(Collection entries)
- - - - -
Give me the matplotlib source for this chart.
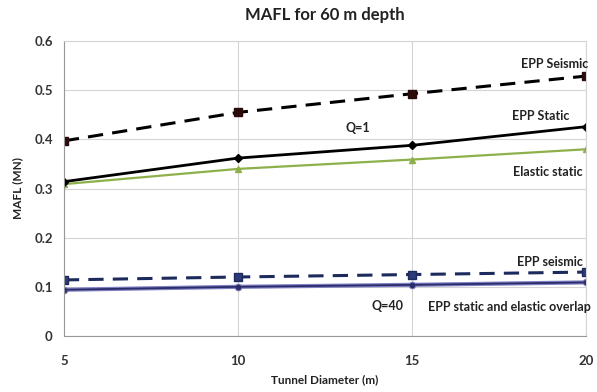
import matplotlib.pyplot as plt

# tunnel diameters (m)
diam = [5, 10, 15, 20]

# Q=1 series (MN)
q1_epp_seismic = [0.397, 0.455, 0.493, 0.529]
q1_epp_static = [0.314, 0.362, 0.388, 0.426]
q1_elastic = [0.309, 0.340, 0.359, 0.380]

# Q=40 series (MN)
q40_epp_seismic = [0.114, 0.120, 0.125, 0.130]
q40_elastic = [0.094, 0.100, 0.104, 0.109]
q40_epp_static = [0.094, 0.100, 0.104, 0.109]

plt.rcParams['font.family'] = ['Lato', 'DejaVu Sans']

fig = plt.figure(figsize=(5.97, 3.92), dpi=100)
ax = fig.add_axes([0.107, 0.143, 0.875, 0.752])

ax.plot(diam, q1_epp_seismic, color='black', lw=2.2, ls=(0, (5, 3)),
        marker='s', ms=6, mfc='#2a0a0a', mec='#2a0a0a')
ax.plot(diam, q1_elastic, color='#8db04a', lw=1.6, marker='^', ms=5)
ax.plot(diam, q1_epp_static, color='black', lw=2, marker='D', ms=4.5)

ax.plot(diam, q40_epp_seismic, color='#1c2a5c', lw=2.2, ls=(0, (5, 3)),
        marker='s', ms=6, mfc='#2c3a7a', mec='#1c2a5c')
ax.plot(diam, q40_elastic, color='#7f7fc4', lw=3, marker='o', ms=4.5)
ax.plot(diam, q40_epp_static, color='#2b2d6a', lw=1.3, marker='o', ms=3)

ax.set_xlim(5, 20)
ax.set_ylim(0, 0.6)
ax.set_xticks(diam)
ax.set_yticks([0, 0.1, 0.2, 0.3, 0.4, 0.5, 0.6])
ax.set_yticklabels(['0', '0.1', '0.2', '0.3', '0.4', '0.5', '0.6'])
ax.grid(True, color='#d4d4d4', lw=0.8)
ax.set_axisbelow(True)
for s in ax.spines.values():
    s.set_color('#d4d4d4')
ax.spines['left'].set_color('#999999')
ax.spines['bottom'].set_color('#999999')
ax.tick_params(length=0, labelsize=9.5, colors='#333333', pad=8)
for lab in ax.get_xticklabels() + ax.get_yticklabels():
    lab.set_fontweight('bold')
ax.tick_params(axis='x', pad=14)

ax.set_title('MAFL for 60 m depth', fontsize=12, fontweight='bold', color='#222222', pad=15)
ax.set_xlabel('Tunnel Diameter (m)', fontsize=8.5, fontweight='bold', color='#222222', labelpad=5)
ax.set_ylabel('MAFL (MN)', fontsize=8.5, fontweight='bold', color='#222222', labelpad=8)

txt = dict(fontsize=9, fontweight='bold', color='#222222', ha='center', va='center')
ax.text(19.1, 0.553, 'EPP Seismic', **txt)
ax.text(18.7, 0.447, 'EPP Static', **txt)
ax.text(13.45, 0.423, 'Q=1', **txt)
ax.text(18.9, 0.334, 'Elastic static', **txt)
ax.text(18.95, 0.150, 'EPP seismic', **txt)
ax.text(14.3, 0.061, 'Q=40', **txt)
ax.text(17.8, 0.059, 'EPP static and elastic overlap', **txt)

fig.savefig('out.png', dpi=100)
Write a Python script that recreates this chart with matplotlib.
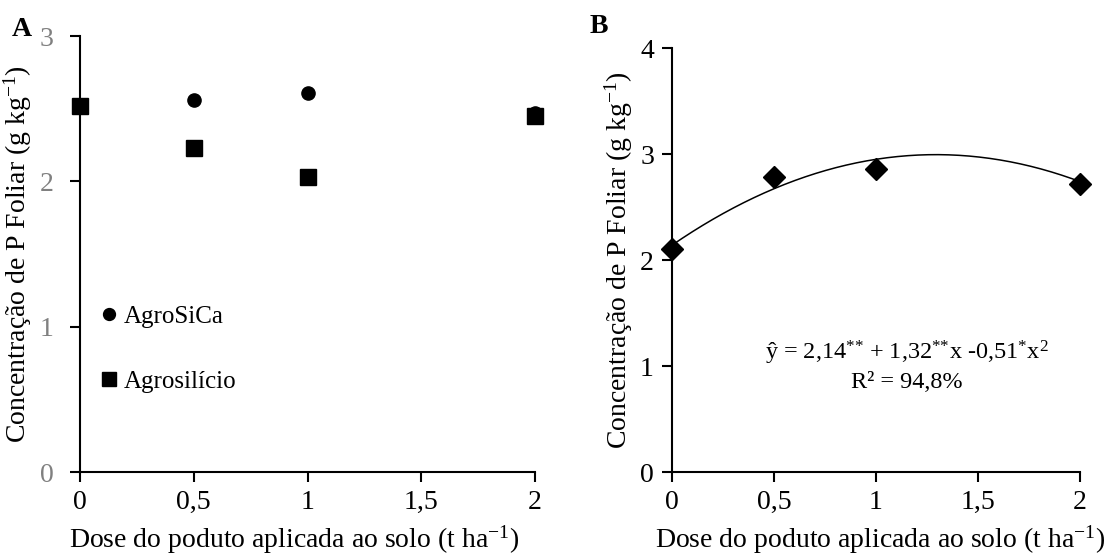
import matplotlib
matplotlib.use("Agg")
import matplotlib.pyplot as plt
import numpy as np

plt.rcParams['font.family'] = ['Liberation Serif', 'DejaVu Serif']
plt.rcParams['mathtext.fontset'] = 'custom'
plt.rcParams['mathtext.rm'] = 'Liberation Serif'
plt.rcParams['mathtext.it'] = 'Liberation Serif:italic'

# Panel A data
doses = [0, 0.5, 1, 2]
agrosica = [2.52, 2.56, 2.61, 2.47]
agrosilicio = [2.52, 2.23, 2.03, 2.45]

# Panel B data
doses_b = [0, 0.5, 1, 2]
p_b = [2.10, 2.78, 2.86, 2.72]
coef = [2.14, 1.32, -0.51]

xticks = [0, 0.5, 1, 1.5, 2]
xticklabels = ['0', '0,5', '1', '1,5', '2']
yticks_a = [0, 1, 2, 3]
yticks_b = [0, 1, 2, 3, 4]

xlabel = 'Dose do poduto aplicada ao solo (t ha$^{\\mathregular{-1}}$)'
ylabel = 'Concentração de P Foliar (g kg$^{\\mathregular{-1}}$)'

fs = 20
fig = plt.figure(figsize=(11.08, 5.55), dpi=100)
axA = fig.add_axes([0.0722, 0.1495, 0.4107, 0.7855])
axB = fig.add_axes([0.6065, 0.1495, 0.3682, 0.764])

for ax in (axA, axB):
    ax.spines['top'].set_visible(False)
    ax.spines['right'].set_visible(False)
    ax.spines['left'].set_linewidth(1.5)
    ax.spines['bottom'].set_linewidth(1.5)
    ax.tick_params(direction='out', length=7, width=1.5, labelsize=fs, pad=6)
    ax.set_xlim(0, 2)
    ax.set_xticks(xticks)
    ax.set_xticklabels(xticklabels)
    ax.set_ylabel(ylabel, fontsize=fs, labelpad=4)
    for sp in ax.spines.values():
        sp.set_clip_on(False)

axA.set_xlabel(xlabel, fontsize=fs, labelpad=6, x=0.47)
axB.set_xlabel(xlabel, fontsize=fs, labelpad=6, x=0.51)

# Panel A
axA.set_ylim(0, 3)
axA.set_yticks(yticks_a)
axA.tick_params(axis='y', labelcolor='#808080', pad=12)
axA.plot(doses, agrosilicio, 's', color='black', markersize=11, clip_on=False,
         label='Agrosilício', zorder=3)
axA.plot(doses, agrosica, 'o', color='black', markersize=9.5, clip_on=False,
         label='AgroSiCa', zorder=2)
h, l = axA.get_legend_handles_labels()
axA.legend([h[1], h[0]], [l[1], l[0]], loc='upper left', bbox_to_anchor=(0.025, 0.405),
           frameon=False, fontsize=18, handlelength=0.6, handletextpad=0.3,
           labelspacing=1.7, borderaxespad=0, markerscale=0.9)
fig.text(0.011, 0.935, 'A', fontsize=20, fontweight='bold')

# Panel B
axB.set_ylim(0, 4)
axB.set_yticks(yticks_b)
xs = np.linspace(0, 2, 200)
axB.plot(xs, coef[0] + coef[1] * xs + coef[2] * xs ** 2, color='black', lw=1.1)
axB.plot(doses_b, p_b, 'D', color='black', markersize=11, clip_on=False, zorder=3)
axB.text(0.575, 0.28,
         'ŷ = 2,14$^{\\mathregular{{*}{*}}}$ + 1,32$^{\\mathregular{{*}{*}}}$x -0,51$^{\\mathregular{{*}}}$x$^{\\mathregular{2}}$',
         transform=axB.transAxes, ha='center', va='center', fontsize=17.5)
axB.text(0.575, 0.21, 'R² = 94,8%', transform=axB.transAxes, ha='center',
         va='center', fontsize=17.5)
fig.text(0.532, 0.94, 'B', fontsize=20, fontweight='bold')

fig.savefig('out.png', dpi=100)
- - - - -
Given problem:
How many lines in these entries hold the string "this"? Answer with the number alone.

Complete response:
2